Eylemcilerin basına yansıyan yedi maddelik istek listesi ise bütün Türkiye’yi ayağa kaldıran bu hareketin Taksim Gezi Parkı, Topçu Kışlası projesinin iptali, AKM’nin yıkılmayacağının açıklanması, biber gazı kullanımının yasaklanması, gözaltına alınanların serbest bırakılması, sorumluların görevden alınması ve ifade özgürlüğünün sağlanması ile sınırlandırmaktadır.

Taksim ve Gezi Parkı’nın eylemcilere terk edilmesi üzerinde düşünülmelidir. Neden?

Gelecek siyasi tablo için iyice yıpranan, raf ömrü hızla tükenen Eş-Başkan’ın yerine hazırlanan yeni lider için (Abdullah Gül müdür acaba?) mıntıka temizliğinin muhaliflere yaptırılmasıdır. Bu filmin benzeri 28 Şubat 1997’de yaşanmış, asker ve medya kullanılarak AKP için mıntıka temizliği yaptırılmıştır. Bu mıntıka temizliğinin mutfağındaki isimlerden biri olan Abdullah Gül, bu dönemin kara kutularından biridir.

İşte zurnanın zırt dediği yer burasıdır. Son sözü Mustafa Kemal Atatürk’e bırakalım.

“Yolunda yürüyen bir yolcunun yalnız ufku görmesi yeterli değildir. Muhakkak ufkun ötesini de görmesi ve bilmesi gereklidir.”
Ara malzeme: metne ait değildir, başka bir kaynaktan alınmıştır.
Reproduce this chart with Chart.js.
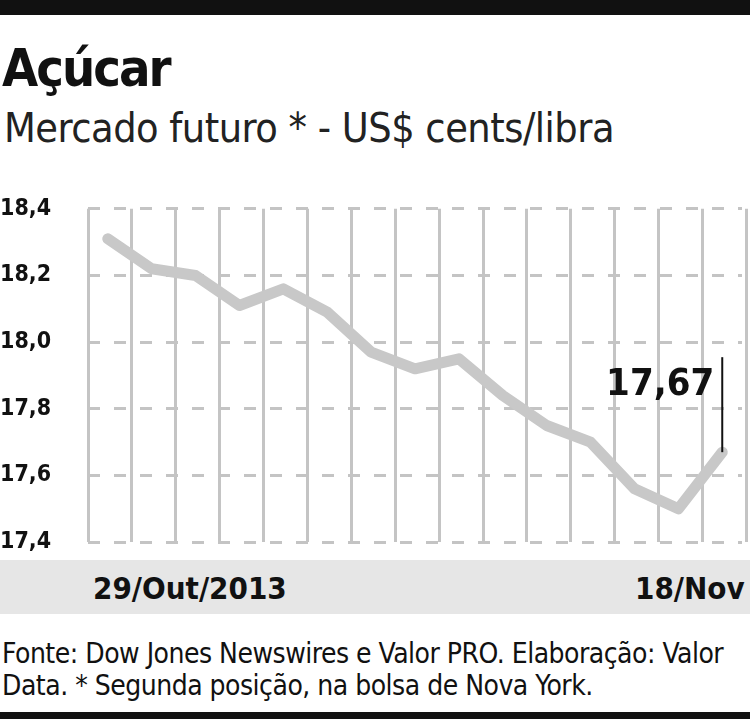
<!DOCTYPE html>
<html><head><meta charset="utf-8">
<script src="https://cdn.jsdelivr.net/npm/chart.js@4"></script>
<style>
body{margin:0;width:750px;height:719px;background:#fff;position:relative;overflow:hidden;font-family:"DejaVu Sans Condensed","Liberation Sans Narrow",sans-serif;}
.bar{position:absolute;left:0;width:750px;background:#111;}
#title{position:absolute;left:2px;top:38px;font-size:52px;font-weight:bold;letter-spacing:-2px;color:#111;}
#sub{position:absolute;left:4px;top:104px;font-size:41px;color:#222;letter-spacing:-0.5px;}
#band{position:absolute;left:0;top:560px;width:750px;height:54px;background:#e6e6e6;}
.lbl{position:absolute;top:570px;font-size:31px;font-weight:bold;color:#111;}
#foot{position:absolute;left:2px;top:638px;font-size:28px;line-height:32px;color:#111;letter-spacing:-0.5px;white-space:nowrap;}
#wrap{position:absolute;left:0;top:181px;width:750px;height:389px;}
</style></head><body>
<div class="bar" style="top:0;height:15px"></div>
<div id="title">Açúcar</div>
<div id="sub">Mercado futuro * - US$ cents/libra</div>
<div id="band"></div>
<div class="lbl" style="left:93px">29/Out/2013</div>
<div class="lbl" style="left:635px">18/Nov</div>
<div id="foot">Fonte: Dow Jones Newswires e Valor PRO. Elaboração: Valor<br>Data. * Segunda posição, na bolsa de Nova York.</div>
<div class="bar" style="top:712px;height:7px"></div>
<div id="wrap"><canvas id="c"></canvas></div>
<script>
const dates=["29/Out","30/Out","31/Out","01/Nov","04/Nov","05/Nov","06/Nov","07/Nov","08/Nov","11/Nov","12/Nov","13/Nov","14/Nov","15/Nov","18/Nov"];
const prices=[18.31,18.22,18.20,18.11,18.16,18.09,17.97,17.92,17.95,17.84,17.75,17.70,17.56,17.50,17.67];
const yTicks=[17.4,17.6,17.8,18.0,18.2,18.4];
const lastLabel="17,67";
const pts=prices.map((v,i)=>({x:i,y:v}));
const annot={id:'annot',afterDatasetsDraw(ch){
 const c=ch.ctx,xs=ch.scales.x,ys=ch.scales.y;
 const x=xs.getPixelForValue(prices.length-1),y=ys.getPixelForValue(prices[prices.length-1]);
 c.save();c.strokeStyle='#111';c.lineWidth=2;c.beginPath();c.moveTo(x,y);c.lineTo(x,y-95);c.stroke();
 c.fillStyle='#111';c.font='bold 38px "DejaVu Sans Condensed", sans-serif';c.textAlign='right';c.textBaseline='alphabetic';
 c.fillText(lastLabel,x-8,y-57);c.restore();}};
new Chart(document.getElementById('c'),{type:'line',
 data:{datasets:[{data:pts,borderColor:'#c8c8c8',borderWidth:11,pointRadius:0,tension:0,borderJoinStyle:'round',borderCapStyle:'round'}]},
 options:{responsive:true,maintainAspectRatio:false,animation:false,
  layout:{padding:{top:18,right:8,bottom:9,left:0}},
  plugins:{legend:{display:false},tooltip:{enabled:false}},
  scales:{
   x:{type:'linear',min:-0.45,max:14.45,
    afterBuildTicks(s){s.ticks=[];for(let k=0;k<=15;k++)s.ticks.push({value:-0.45+k});},
    ticks:{display:false},border:{display:false,dash:[]},
    grid:{color:'#c4c4c4',lineWidth:3,drawTicks:false},afterFit(s){s.height=0;}},
   y:{min:17.4,max:18.4,
    afterBuildTicks(s){s.ticks=yTicks.map(v=>({value:v}));},
    afterFit(s){s.width=88;},
    border:{display:false,dash:[12,14]},
    grid:{color:'#c4c4c4',lineWidth:3,drawTicks:false},
    ticks:{padding:14,color:'#111',font:{family:'"DejaVu Sans Condensed", sans-serif',size:23,weight:'bold'},
     callback:v=>v.toFixed(1).replace('.',','),crossAlign:'far'}}
  }},plugins:[annot]});
</script></body></html>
Buna da kısaca siyasi önderlik diyoruz. Tüm siyasi yapılar ne söyleyip, ne yaptıklarını bir kez daha gözden geçirmek zorundadırlar. Türk milletinden özür dilemesi gereken salt AKP değil, aynı zamanda milleti “Tam Bağımsız Türkiye” şiarında birleştirmeyi başaramayanlardır.